Mortars and their modern equivalents, ball or vibration mills, are mostly used by chemists to grind materials. They are an example of a tried and trusted, everyday tool. What is more, they were being used as early as the third century for the synthesis of chemical substances. The Baltic German Nobel prize winner Wilhelm Ostwald (1853-1932) described the method of grinding, mechanochemistry, as the fourth option for producing chemical reactions, alongside electrochemistry, thermochemistry and photochemistry.
Further research into mechanochemistry continued in eastern Europe, while in the West it fell into oblivion. "Now it is back in fashion again," says Dr. Franziska Emmerling, Head of the Structure Analysis Division. But why? The advantage of the mechanochemical process is that no solvents are required. Reactions can be carried out more quickly and pure synthesis products can be obtained from the starting compounds. Mechanochemistry offers significant potential, particularly in respect of the desire for greater sustainability in chemical processes – "Green Chemistry".

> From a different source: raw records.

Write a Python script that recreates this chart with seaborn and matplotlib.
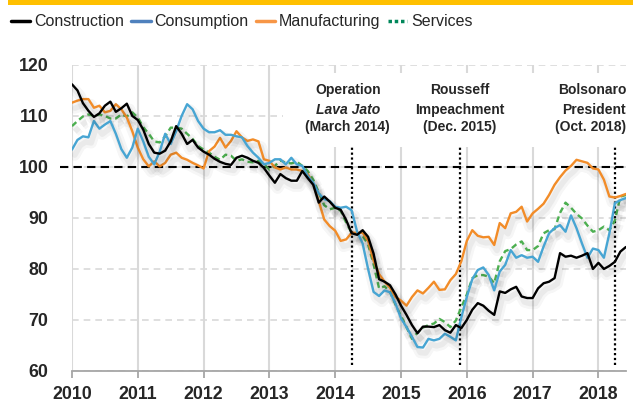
import matplotlib
matplotlib.use("Agg")
import matplotlib.pyplot as plt
import matplotlib.patheffects as pe
from matplotlib.lines import Line2D
from matplotlib.patches import Rectangle
import numpy as np
import pandas as pd
import seaborn as sns

# monthly index, Jan 2010 - Jun 2018
start_year = 2010
construction = [116.2, 115.0, 112.5, 111.0, 109.8, 110.5, 112.0, 112.8, 110.8, 111.5, 112.4, 110.0,
                109.2, 107.3, 104.5, 102.8, 102.6, 103.2, 105.0, 108.0, 106.5, 104.5, 105.3, 103.8,
                103.0, 102.4, 101.6, 101.0, 100.6, 100.4, 101.8, 102.2, 101.8, 101.2, 100.8, 99.8,
                98.3, 96.9, 98.6, 97.8, 97.3, 97.3, 99.2, 97.8, 96.5, 93.0, 94.2, 93.2,
                92.0, 91.6, 89.6, 87.0, 86.7, 87.6, 86.3, 83.0, 78.0, 77.5, 76.8, 75.0,
                72.8, 71.0, 69.0, 67.4, 68.7, 68.7, 68.6, 69.0, 68.0, 67.5, 69.0, 68.4,
                70.0, 72.0, 73.3, 72.8, 71.8, 71.0, 75.6, 75.3, 76.0, 76.5, 74.6, 74.3,
                74.3, 76.2, 77.2, 77.5, 78.2, 83.1, 82.4, 82.6, 82.2, 82.6, 83.1, 80.0,
                81.2, 80.0, 80.6, 81.4, 83.4, 84.3]
consumption = [103.4, 105.3, 106.0, 105.8, 109.0, 107.5, 108.3, 109.0, 106.5, 103.5, 101.8, 103.8,
               107.5, 105.0, 102.0, 100.5, 103.0, 106.5, 104.5, 107.0, 110.0, 112.3, 111.3, 109.0,
               107.5, 106.8, 106.8, 107.2, 106.3, 106.3, 106.0, 105.8, 104.1, 102.8, 101.8, 100.5,
               100.8, 101.5, 101.5, 100.5, 101.8, 100.5, 100.2, 98.2, 96.9, 94.8, 93.7, 93.3,
               92.2, 92.0, 92.2, 91.5, 87.3, 85.0, 80.0, 75.5, 74.7, 75.8, 75.4, 73.2,
               70.3, 68.6, 66.7, 64.7, 64.6, 66.3, 66.0, 66.3, 67.3, 66.7, 66.0, 70.5,
               74.5, 78.0, 79.8, 80.3, 78.8, 75.8, 79.5, 80.8, 83.7, 82.2, 82.7, 82.2,
               82.4, 81.4, 84.4, 87.0, 88.0, 88.6, 87.3, 90.5, 88.0, 85.0, 82.2, 84.0,
               83.7, 82.2, 87.0, 92.9, 93.5, 93.9]
manufacturing = [112.6, 113.0, 113.3, 113.3, 111.6, 112.0, 110.7, 111.0, 112.3, 111.3, 109.7, 107.0,
                 103.8, 101.5, 100.1, 101.1, 100.1, 100.8, 102.4, 102.8, 101.8, 101.4, 100.8, 100.3,
                 99.7, 103.1, 104.0, 105.7, 103.8, 105.1, 107.0, 105.8, 105.1, 105.4, 105.0, 101.5,
                 101.2, 99.9, 99.5, 99.9, 99.5, 99.5, 99.2, 98.6, 96.6, 93.3, 89.7, 88.4,
                 87.5, 85.5, 85.8, 87.1, 87.1, 87.1, 85.5, 81.6, 79.0, 77.5, 76.3, 74.5,
                 73.8, 72.8, 74.5, 75.8, 75.2, 76.3, 77.5, 75.9, 76.0, 77.8, 79.0, 81.5,
                 85.5, 87.6, 86.5, 86.2, 86.3, 84.7, 89.0, 88.0, 90.9, 91.2, 92.2, 89.3,
                 90.9, 91.8, 92.8, 94.5, 96.5, 98.0, 99.3, 100.2, 101.4, 101.1, 100.8, 99.7,
                 99.5, 97.5, 94.2, 94.0, 94.3, 94.7]
services = [108.0, 109.0, 109.9, 110.3, 110.0, 110.3, 110.0, 109.5, 109.5, 110.3, 109.9, 110.7,
            109.7, 107.8, 106.5, 105.0, 104.8, 106.0, 107.7, 107.7, 107.5, 106.5, 105.5, 104.1,
            103.4, 102.8, 102.0, 101.4, 102.4, 102.2, 101.2, 101.5, 101.0, 100.9, 101.2, 100.5,
            99.5, 100.2, 101.3, 100.8, 100.7, 101.0, 100.2, 99.2, 97.5, 95.0, 92.5, 91.7,
            92.0, 91.4, 89.1, 87.1, 86.8, 86.5, 84.8, 80.9, 76.2, 76.6, 75.5, 73.0,
            70.8, 68.6, 66.3, 67.5, 68.5, 69.0, 69.3, 70.2, 69.6, 68.6, 69.9, 72.5,
            75.0, 78.2, 78.8, 78.8, 78.5, 77.2, 81.5, 83.5, 83.9, 84.8, 85.4, 83.7,
            83.7, 84.5, 87.0, 87.6, 87.8, 91.0, 93.0, 92.0, 90.8, 89.9, 88.5, 87.3,
            87.6, 88.3, 87.6, 89.5, 94.2, 94.5]

years = list(range(2010, 2019))
event_dates = [2014.25, 2015.89, 2018.25]

n = len(construction)
df = pd.DataFrame({"date": start_year + np.arange(n) / 12,
                   "Construction": construction,
                   "Consumption": consumption,
                   "Manufacturing": manufacturing,
                   "Services": services})
long = df.melt(id_vars="date", var_name="sector", value_name="index")

sns.set_theme(style="white")
plt.rcParams["font.family"] = ["Liberation Sans", "DejaVu Sans"]

fig = plt.figure(figsize=(6.33, 4.07), dpi=100)
ax = fig.add_axes([0.1137, 0.0885, 0.875, 0.752])

# top banner
fig.patches.append(Rectangle((8 / 633, 1 - 5 / 407), 1, 5 / 407, transform=fig.transFigure,
                             facecolor="#FFC000", edgecolor="none"))

shadow = [pe.SimpleLineShadow(offset=(2, -4), shadow_color="k", alpha=0.04, linewidth=8),
          pe.SimpleLineShadow(offset=(2, -4), shadow_color="k", alpha=0.05, linewidth=4),
          pe.Normal()]

styles = {
    "Construction": dict(color="black", linestyle="-"),
    "Consumption": dict(color="#47A5D3", linestyle="-"),
    "Manufacturing": dict(color="#F28C28", linestyle="-"),
    "Services": dict(color="#4CAF50", linestyle=(0, (2.5, 1.6))),
}
for name in ["Services", "Manufacturing", "Consumption", "Construction"]:
    sns.lineplot(data=long[long["sector"] == name], x="date", y="index", ax=ax,
                 lw=1.7, path_effects=shadow, zorder=3, **styles[name])

ax.set_xlim(2010, 2010 + (n - 1) / 12)
ax.set_ylim(60, 120)
ax.set_xticks(years)
ax.set_xticklabels([str(y) for y in years])
ax.set_yticks(range(60, 121, 10))
ax.set_xlabel("")
ax.set_ylabel("")

ax.set_axisbelow(True)
ax.xaxis.grid(True, color="#D9D9D9", lw=1.5, ls="-")
ax.yaxis.grid(True, color="#D9D9D9", lw=1.2, ls=(0, (4, 3)))
for side in ["left", "right", "top"]:
    ax.spines[side].set_visible(False)
ax.spines["bottom"].set_color("#A6A6A6")
ax.spines["bottom"].set_linewidth(1.3)
ax.tick_params(axis="x", bottom=True, direction="out", length=5, width=1.3, color="#A6A6A6",
               labelsize=12.8, pad=6)
ax.tick_params(axis="y", left=False, length=0, labelsize=12.8, pad=17)
for lab in ax.get_xticklabels() + ax.get_yticklabels():
    lab.set_fontweight("bold")

# white panel behind annotations
ax.add_patch(Rectangle((2013.2, 103.9), 2010 + (n - 1) / 12 - 2013.2, 118.4 - 103.9,
                       facecolor="white", edgecolor="none", zorder=1))

ax.axhline(100, xmin=-0.022, xmax=1, color="black", lw=1.5, ls=(0, (4, 2.5)), clip_on=False, zorder=2)
ax.vlines(event_dates, 61.2, 103.9, colors="black", linestyles=(0, (1, 1.2)), lw=1.6, zorder=2)

tk = dict(fontsize=10, fontweight="bold", zorder=4)
ax.text(2014.19, 115.1, "Operation", ha="center", va="center", **tk)
ax.text(2014.19, 111.2, "Lava Jato", ha="center", va="center", style="italic", **tk)
ax.text(2014.19, 107.8, "(March 2014)", ha="center", va="center", **tk)
ax.text(2015.89, 115.1, "Rousseff", ha="center", va="center", **tk)
ax.text(2015.89, 111.2, "Impeachment", ha="center", va="center", **tk)
ax.text(2015.89, 107.8, "(Dec. 2015)", ha="center", va="center", **tk)
ax.text(2018.42, 115.1, "Bolsonaro", ha="right", va="center", **tk)
ax.text(2018.42, 111.2, "President", ha="right", va="center", **tk)
ax.text(2018.42, 107.8, "(Oct. 2018)", ha="right", va="center", **tk)

handles = [Line2D([], [], color="black", lw=2.5),
           Line2D([], [], color="#4F81BD", lw=2.5),
           Line2D([], [], color="#F79646", lw=2.5),
           Line2D([], [], color="#00875A", lw=2.5, ls=(0, (1, 0.8)))]
fig.legend(handles, ["Construction", "Consumption", "Manufacturing", "Services"],
           loc="center left", bbox_to_anchor=(0.0, 0.946), ncol=4, frameon=False,
           fontsize=11.5, handlelength=1.2, handletextpad=0.25, columnspacing=0.45,
           borderaxespad=0.3)

fig.savefig("out.png", dpi=100)
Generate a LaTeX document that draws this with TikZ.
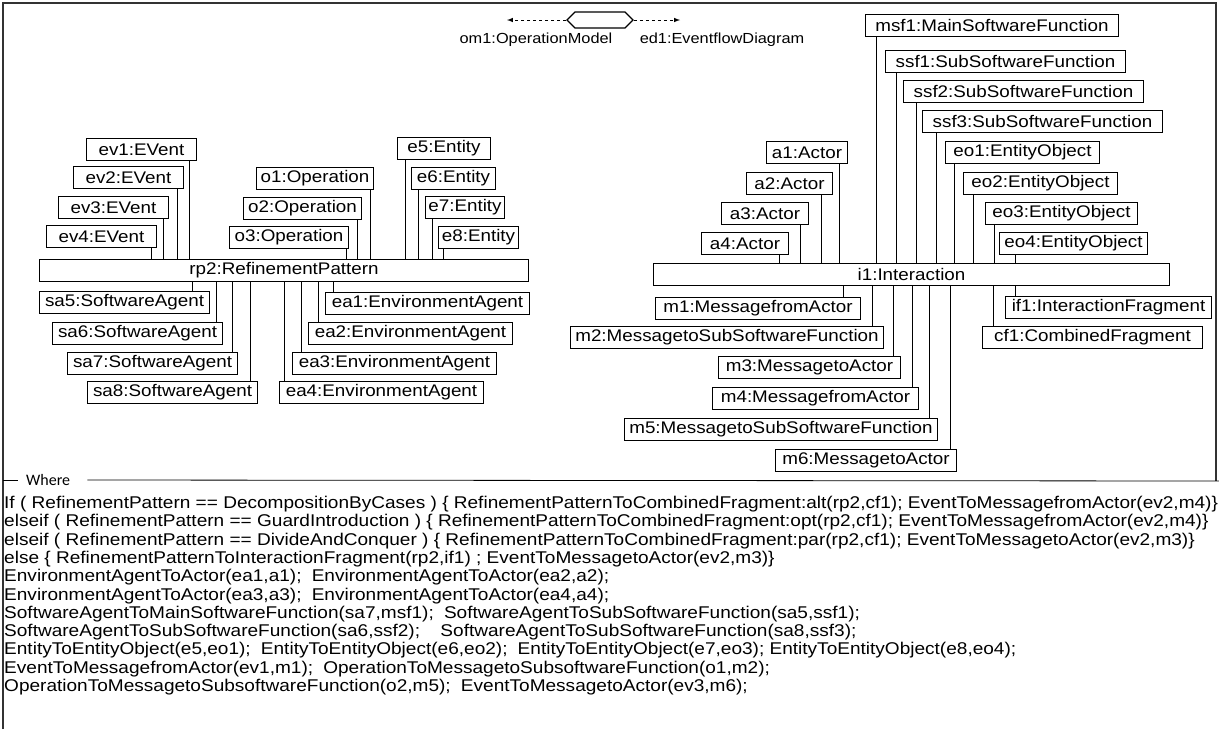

A look inside the "Black Box"
But what precisely happens when two chemical compounds are ground together? "The grinding process and the exact processes of synthesis are something of a Black Box for us," says Emmerling. She is conducting research within a DFG [German Research Foundation] priority programme on the topic. Firstly, she wants to arrive at a better understanding of the method; secondly, she could also provide other BAM departments with better information about the properties of chemical substances.
Her team has developed a new method to shed light on the matter. To do this they have built a transparent perspex milling cup that resembles a Kinder Surprise egg. This is placed onto an existing ball mill and filled with at least two different powders. If two steel balls are added and the device is shaken for a few minutes, the way the rubbing creates a new chemical compound can be clearly observed.
The vessel needs to be transparent because Dr. Emmerling and her colleagues analyse the grinding process from outside. They do this using "BESSY II", the Helmholtz Association's electron storage ring, located directly opposite BAM's Adlershof site. Electrons are accelerated until they approach the speed of light and are directed around a circuit, producing a wide range of high-intensity electromagnetic waves. These include particularly strong X-rays, which the team needs for these investigations.
X-ray powder diffraction and Raman spectroscopy make it possible to observe at the crystalline and molecular level exactly what is happening during grinding. The results to-date have even surprised Dr. Emmerling, who says: "We had not expected how quickly the reactions would sometimes occur."
Industry is very interested
BAM's basic research is primarily concerned with improving understanding of the method. "But industry is also very interested," says Emmerling. She can only speculate about what sort of tangible applications mechanochemical processes might support in future. The method is likely to enable the chemical industry to process larger quantities of ingredients at the same time. A better understanding of such processes could also be very useful in the animal feed and recycling industries, where materials are amalgamated using physical energy.